In [None]:
# !pip install --quiet shap==0.39

### SHAP with transformers

This is a notebook providing a quick tutorial for loading and investigating the explainability of PLMs given a classification task such as sentiment using SHAP. Any classification task can be used really and *ideally*, the model should have been trained on that particular classification task. For more details on SHAP, see the package documentation [here](httsp://shap.readthedocs.io).




In [None]:
import argparse
import os
import sys
from datetime import datetime
from pathlib import Path

# import bios
import numpy as np
import scipy as sp
import shap
import torch
import transformers
from numpy.lib.histograms import _histogram_dispatcher
from torchnlp.encoders import Encoder
from torchnlp.encoders.text import stack_and_pad_tensors
from torchnlp.encoders.text.text_encoder import TextEncoder
from transformers import (
    AutoModelForSequenceClassification,
    AutoTokenizer,
    TextClassificationPipeline,
)

# from tokenizer import Tokenizer

# add the sys path for models
sys.path.append("../")

from models.transformer_plms.hf_transformer_classifier import IncidentModel

#### Using Trained Classifier from transformer AutoSequenceForClassification

In [None]:
# set ckpt path to model trained on the classification task of interest
model_dir = "./model/"  # your directory to be put here

In [None]:
# load model
model = AutoModelForSequenceClassification.from_pretrained(model_dir)
tokenizer = AutoTokenizer.from_pretrained(model_dir)

In [None]:
# can print model to check its class
model

##### If using the automodelforseqeunce classification can use transformers pipeline

In [None]:
# check the model label idx
model.config.id2label

The transformer pipeline will only work with models with the untouched AutoModel class...

In [None]:
# # using the transformers pipeline - set device=0 if cuda is wanted
pipe = transformers.pipeline(
    "text-classification", model=model, tokenizer=tokenizer, return_all_scores=True
)

In [None]:
# function


def score_and_visualize(text):

    """
    Function:
        Wrapper around the pipe class to return predictions and push through shap
        explainer
    """

    explainer = shap.Explainer(pipe)
    shap_values = explainer(text)

    shap.plots.text(shap_values)

In [None]:
# explain the model's predictions
example_texts = [
    "patient fell down and broke their leg",
    "severe breathing problems",
    "no idea",
]

explainer = shap.Explainer(pipe)

In [None]:
# test on some examples
shap_values = explainer(example_texts)

Visualize the impact on all the output classes

In the plots below, when you hover your mouse over an output class you get the explanation for that output class. When you click an output class name then that class remains the focus of the explanation visualization until you click another class.

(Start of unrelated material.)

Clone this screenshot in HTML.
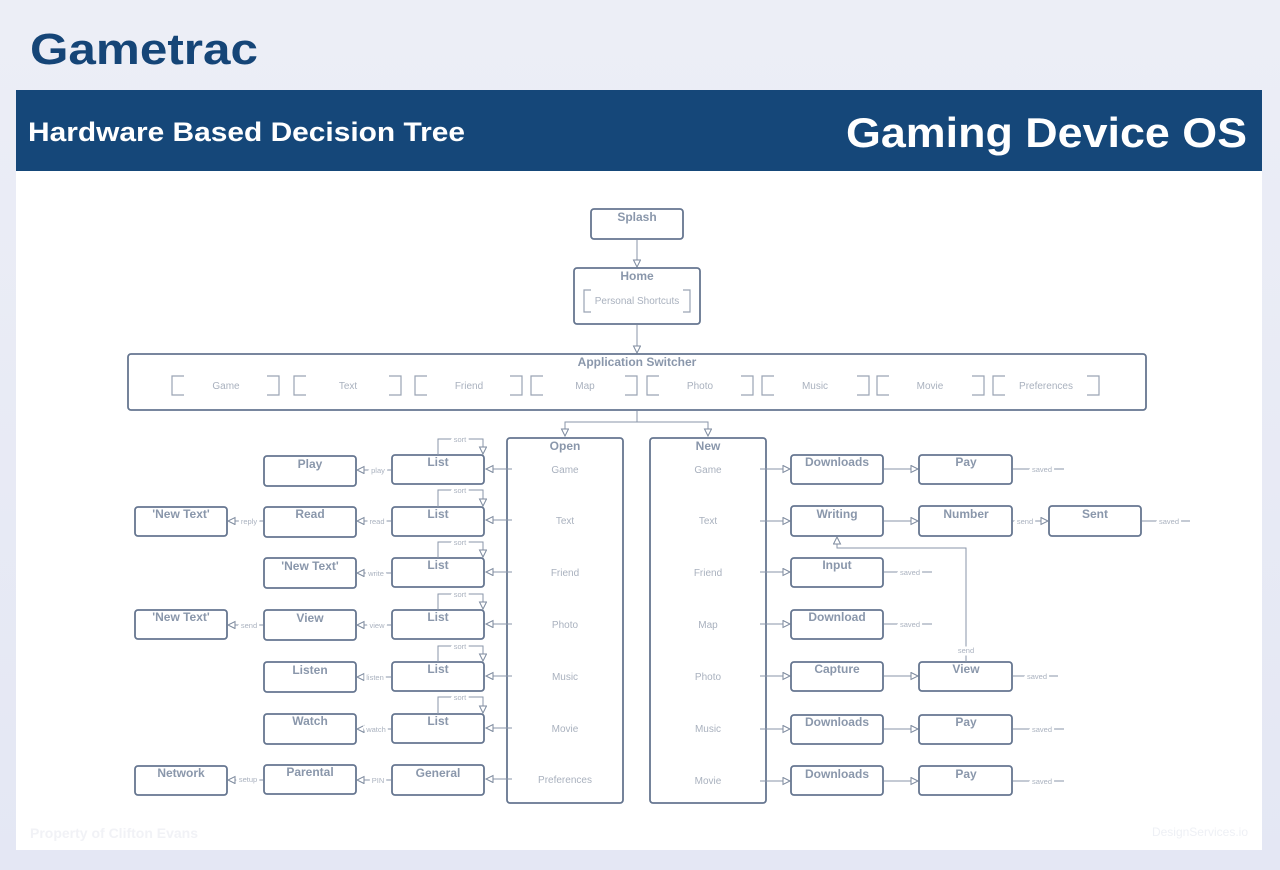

The base value is what the model outputs when the entire input text is masked, while
is the output of the model for the full original input. The SHAP values explain in an addive way how the impact of unmasking each word changes the model output from the base value (where the entire input is masked) to the final prediction value.

In [None]:
shap.plots.text(shap_values)

In [None]:
# can also use the wrapper
score_and_visualize(example_texts)

### Below is manual to use without transformers pipeline - 
__NOTE__ it is recommended to try using the pipeline method above

In [None]:
def model_prediction_gpu(x):
    # shap expects this form of list comprehension - it breaks when using
    # tokenizer as normal...
    tv = torch.tensor(
        [
            tokenizer.encode(v, padding="max_length", max_length=10, truncation=True)
            for v in x
        ]
    ).cuda()
    attention_mask = (tv != 0).type(torch.int64).cuda()
    outputs = model(tv, return_dict=True)
    logits = outputs.logits
    scores = torch.nn.Softmax(dim=-1)(logits)
    val = torch.logit(scores).detach().cpu().numpy()

    return val


def model_prediction_cpu(x):
    tv = torch.tensor(
        [
            tokenizer.encode(v, padding="max_length", max_length=10, truncation=True)
            for v in x
        ]
    )
    attention_mask = (tv != 0).type(torch.int64).cpu()
    outputs = model(tv, return_dict=True)
    logits = outputs.logits
    scores = torch.nn.Softmax(dim=-1)(logits)
    val = torch.logit(scores).detach().numpy()
    return val

In [None]:
model.cpu()
model_prediction_cpu(["one two three"])

In [None]:
model.cuda()
model_prediction_gpu(["one two three"])

In [None]:
x = ["one two three", "eight nice ten"]
encoded_inputs = torch.tensor(
    [
        tokenizer.encode(words, padding="max_length", truncation=True, max_length=512)
        for words in x
    ]
).cpu()

In [None]:
encoded_inputs

In [None]:
example_texts = [
    "patient was left waiting with a very high blood pressure for longer than advise",
    "Patient was left waiting for 10 minutes",
    "Nothing out of the ordinary",
]

In [None]:
model.class_labels

In [None]:
# cpu explainer
model.cpu()
cpu_explainer = shap.Explainer(
    model_prediction_cpu, tokenizer, output_names=["low", "high"]
)

In [None]:
shap_values = cpu_explainer(example_texts)

In [None]:
shap.plots.text(shap_values)

In [None]:
# [x[0] for x in sorted(model.model.config.label2id.items(), key=lambda x: x[1])]